Crabs by Death Shanties
1 review. Write a review for us »
8/10 Mike Staff review, 14 August 2014

Judging from the title I thought this was going to be an album of sea shanties, but as is so often the case I was very wrong. Death Shanties is in fact a free jazz duo comprising of Alex Neilson on drums and Sybren Renema on alto and baritone sax, with a handful of buddies helping out on vocals and guitar for closer 'O! Where is Saint George'.

It's quite a varied but generally pretty tasteful journey, starting off in fine style on 'Shadow Boxing With Crabs', where Renema eases us in with some smooth, long notes before firing off some wild trilling runs and dizzying repeated phrases before we get thrown in the deep end on the very squeaky 'Something Wakes Us Up Terrified'. A mournful freeform twiddle through Duke Ellington's 'Come Sunday' is another notable feature of side A.
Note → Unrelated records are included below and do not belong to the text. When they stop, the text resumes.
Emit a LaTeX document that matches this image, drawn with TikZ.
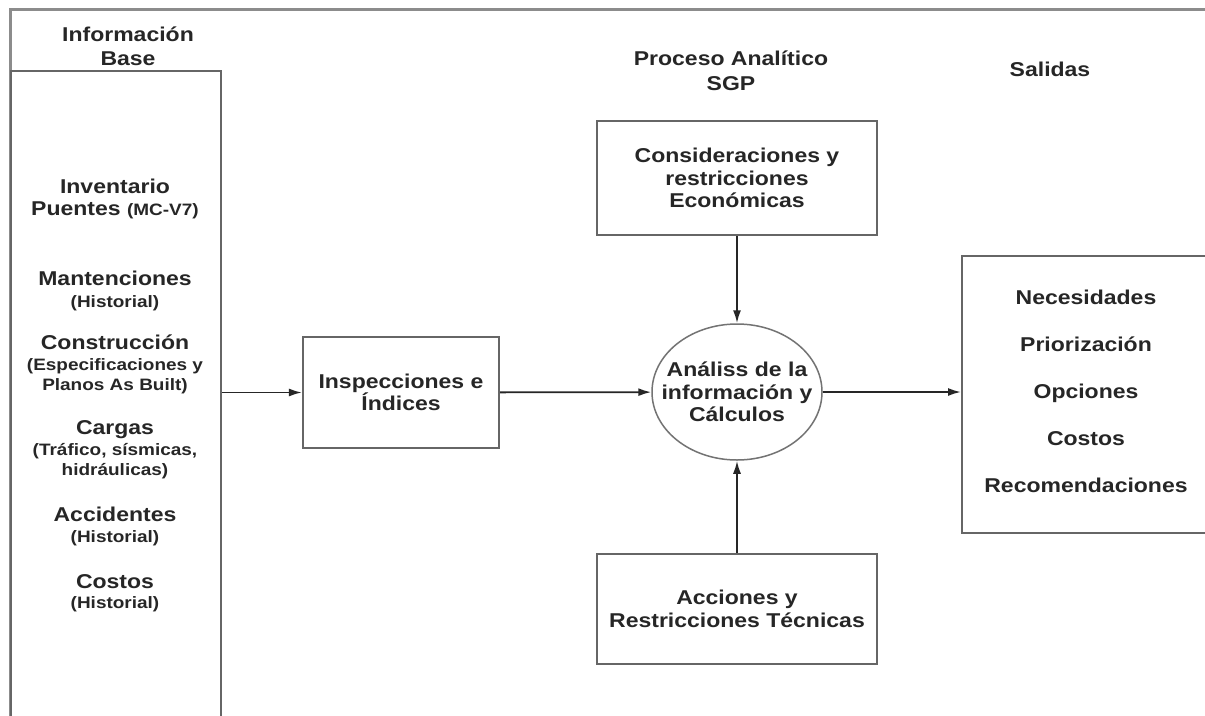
\documentclass[tikz,border=0pt]{standalone}
\usepackage{fontspec}
\setmainfont{Liberation Sans}[FakeStretch=1.15]
\usetikzlibrary{shapes.geometric,arrows.meta}

\newcommand{\maintxt}{\bfseries\fontsize{20}{22.5}\selectfont}
\newcommand{\subtxt}{\bfseries\fontsize{16.5}{19}\selectfont}

\begin{document}
\begin{tikzpicture}[x=1pt,y=-1pt,
  every node/.style={font=\maintxt,text=black!85},
  box/.style={draw=black!60,line width=2.2pt,rectangle,align=center,inner sep=0pt},
  flow/.style={draw=black!85,line width=1.8pt,-{Latex[length=13pt,width=8pt]}},
  frame/.style={draw=black!45,line width=3pt}]
\useasboundingbox (0,0) rectangle (1205,715);
\clip (0,0) rectangle (1205,715);
\fill[white] (0,0) rectangle (1205,715);
% outer frame
\draw[frame] (10,730) -- (10,9) -- (1230,9);
% headings
\node[anchor=base] (hdinfo) at (128,41) {Información};
\node[anchor=base] (hdbase) at (128,65) {Base};
\node[anchor=base] (hdproc) at (731,65) {Proceso Analítico};
\node[anchor=base] (hdsgp) at (731,90) {SGP};
\node[anchor=base] (hdsal) at (1050,76) {Salidas};
% input column
\node[box,anchor=north west,minimum width=210,minimum height=680] (base) at (10,70) {};
\foreach \y/\txt [count=\i] in {193/Inventario, 215/{Puentes {\subtxt (MC-V7)}},
    285/Mantenciones, 349/Construcción, 434/Cargas, 521/Accidentes, 588/Costos}
  \node[anchor=base] (item\i) at (115,\y) {\txt};
\foreach \y/\txt [count=\i] in {307/(Historial), 370/(Especificaciones y,
    390/Planos As Built), 455/{(Tráfico, sísmicas,}, 475/hidráulicas),
    542/(Historial), 608/(Historial)}
  \node[anchor=base,font=\subtxt] (note\i) at (115,\y) {\txt};
% process
\node[box,minimum width=196,minimum height=111] (insp) at (401,392.5) {Inspecciones e\\Índices};
\node[box,minimum width=280,minimum height=114] (econ) at (737,178) {Consideraciones y\\restricciones\\Económicas};
\node[box,minimum width=280,minimum height=110] (tec) at (737,609) {Acciones y\\Restricciones Técnicas};
\node[ellipse,draw=black!55,line width=1.5pt,minimum width=170,minimum height=136] (calc) at (737,392) {};
\node[align=center] (calctxt) at (calc) {Análiss de la\\información y\\Cálculos};
% outputs
\node[box,anchor=north west,minimum width=280,minimum height=277] (sal) at (961,255) {};
\foreach \txt [count=\i] in {Necesidades, Priorización, Opciones, Costos, Recomendaciones}
  \node[anchor=base] (out\i) at (1086,{304+47*(\i-1)}) {\txt};
% connectors
\draw[flow] (insp.west -| base.east) -- (insp.west);
\draw[flow] (insp) -- (calc);
\draw[flow] (econ) -- (calc);
\draw[flow] (tec) -- (calc);
\draw[flow] (calc.east) -- (calc.east -| sal.west);
\end{tikzpicture}
\end{document}
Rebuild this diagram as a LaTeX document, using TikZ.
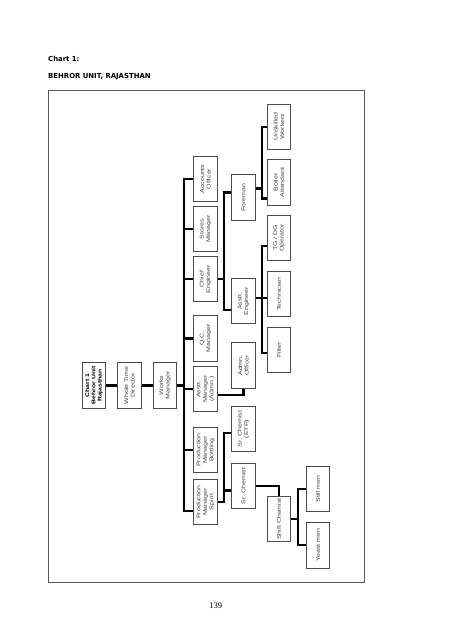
\documentclass[tikz,border=0pt]{standalone}
\usepackage{fontspec}
\usetikzlibrary{calc}
\newfontfamily\postfont[FakeStretch=1.3]{Liberation Sans}
\newfontfamily\headfont{DejaVu Sans}
\newfontfamily\pagefont{Liberation Serif}
\newcommand{\post}[4]{ \node[postbox] (#1) at ( #2 , #3 ) {}; \node[posttext] at (#1) {#4};}
\newcommand{\headpost}[4]{ \node[postbox] (#1) at ( #2 , #3 ) {}; \node[posttext, text=black, font=\postfont\bfseries\fontsize{5.3}{6.3}\selectfont] at (#1) {#4};}

\begin{document}
\begin{tikzpicture}[x=1pt, y=-1pt,
  postbox/.style={draw=black!70, line width=0.6pt, minimum width=23.5pt, minimum height=45.5pt, inner sep=0pt},
  posttext/.style={rotate=90, align=center, inner sep=0pt, text=black!75, font=\postfont\fontsize{5.4}{6.5}\selectfont},
  link/.style={line width=2.3pt, black},
  frame/.style={draw=black!65, line width=0.9pt}]
\useasboundingbox (0,0) rectangle (452,640);
% heading
\node[anchor=base west, inner sep=0pt, font=\headfont\bfseries\fontsize{6.9}{8}\selectfont] (charttitle) at (48,61.8) {Chart 1:};
\node[anchor=base west, inner sep=0pt, font=\headfont\bfseries\fontsize{6.9}{8}\selectfont] (unittitle) at (48,78.2) {BEHROR UNIT, RAJASTHAN};
\draw[frame] (48,90) rectangle (364,582);
% top row
\headpost{chart}{94}{385.5}{Chart 1\\Behror Unit\\Rajasthan}
\post{wtd}{129.5}{385.5}{Whole Time\\Director}
\post{works}{165}{385.5}{Works\\Manager}
% level 1
\post{accounts}{205.5}{179}{Accounts\\Officer}
\post{stores}{205.5}{229}{Stores\\Manager}
\post{chiefeng}{205.5}{279}{Chief\\Engineer}
\post{qc}{205.5}{338.5}{Q.C.\\Manager}
\post{asstmgr}{205.5}{389}{Asstt.\\Manager\\(Admn.)}
\post{prodbott}{205.5}{450}{Production\\Manager\\Bottling}
\post{prodspirit}{205.5}{502}{Production\\Manager\\Spirit}
% level 2
\post{foreman}{243.5}{197.5}{Foreman}
\post{assteng}{243.5}{301}{Asstt.\\Engineer}
\post{admn}{243.5}{365.5}{Admn.\\Officer}
\post{etp}{243.5}{429}{Sr. Chemist\\(ETP)}
\post{srchem}{243.5}{486}{Sr. Chemist}
% level 3
\post{unskilled}{279}{126.7}{Unskilled\\Workers}
\post{boiler}{279}{182.5}{Boiler\\Attendant}
\post{tgdg}{279}{237.8}{TG / DG\\Operator}
\post{technician}{279}{294}{Technician}
\post{filter}{279}{349.8}{Filter}
\post{shiftchem}{279}{519}{Shift Chemist}
% level 4
\post{still}{318}{489}{Still men}
\post{yeast}{318}{545.3}{Yeast men}
% spines
\coordinate (trunk) at (184,0);
\coordinate (spineA) at (224.3,0);
\coordinate (spineC) at (261.7,0);
\coordinate (spineD) at (298.3,0);
\coordinate (spiritjoin) at ([yshift=-9pt]prodspirit.west);
\coordinate (etpjoin) at ([yshift=-4pt]etp.west);
\coordinate (srjoin) at ([yshift=-4.5pt]srchem.west);
\coordinate (foremanjoin) at ([yshift=5pt]foreman.west);
\coordinate (asstengjoin) at ([yshift=-9pt]assteng.west);
\coordinate (techjoin) at ([yshift=3pt]assteng.east);
\coordinate (tgdgjoin) at ([yshift=-8pt]tgdg.west);
\coordinate (filterjoin) at ([yshift=-3.5pt]filter.west);
\coordinate (boilerjoin) at ([yshift=-16pt]boiler.west);
\coordinate (foremanout) at ([yshift=9pt]foreman.east);
% connectors
\draw[link] (chart.east) -- (wtd.west) (wtd.east) -- (works.west);
\draw[link] (works.east) -- (works.east -| trunk);
\draw[link] (accounts.west) -| (trunk |- spiritjoin) -- (spiritjoin);
\foreach \n in {stores,chiefeng,qc,asstmgr,prodbott} { \draw[link] (trunk |- \n.west) -- (\n.west); }
\draw[link] (prodspirit.east) -| (spineA |- etpjoin) -- (etpjoin);
\draw[link] (spineA |- srjoin) -- (srjoin);
\draw[link] ([yshift=-6pt]asstmgr.east) -| (admn.south);
\draw[link] (chiefeng.east) -- (spineA |- chiefeng.east);
\draw[link] (foremanjoin) -| (spineA |- asstengjoin) -- (asstengjoin);
\draw[link] (techjoin) -- (techjoin -| technician.west);
\draw[link] (tgdgjoin) -| (spineC |- filterjoin) -- (filterjoin);
\draw[link] (unskilled.west) -| (spineC |- boilerjoin) -- (boilerjoin);
\draw[link] (foremanout) -- (foremanout -| spineC);
\draw[link] (srchem.east) -| (shiftchem.north);
\draw[link] (still.west) -| (spineD |- yeast.west) -- (yeast.west);
\draw[link] (shiftchem.east) -- (shiftchem.east -| spineD);
% page number
\node[font=\pagefont\fontsize{8.5}{10}\selectfont] (pageno) at (215.7,606) {139};
\end{tikzpicture}
\end{document}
Over on the flip we've got the ritualistic drone'n'churn of 'Barry Dodds Is Dead' before the album's longest track 'Postcards From The Interior Of A Star', which finds a nice midpoint between their smooth classy side and their widdling-all-over-the-place side and sticks with it for a good long while. There's even a drum solo. Closer 'O! Where is Saint George' warrants a mention too, an uplifting drift of cymbal washes, spoken vocals (from D.M. Thomas's 'The White Hotel') over a group-sung traditional Cornish May Day salutation song and some almost violin-like textures come from the sax. In a way it's slightly chaotic with so much going on, but there's something really warm and comforting about the way all the pieces fit together.

A varied and sometimes highly unusual album.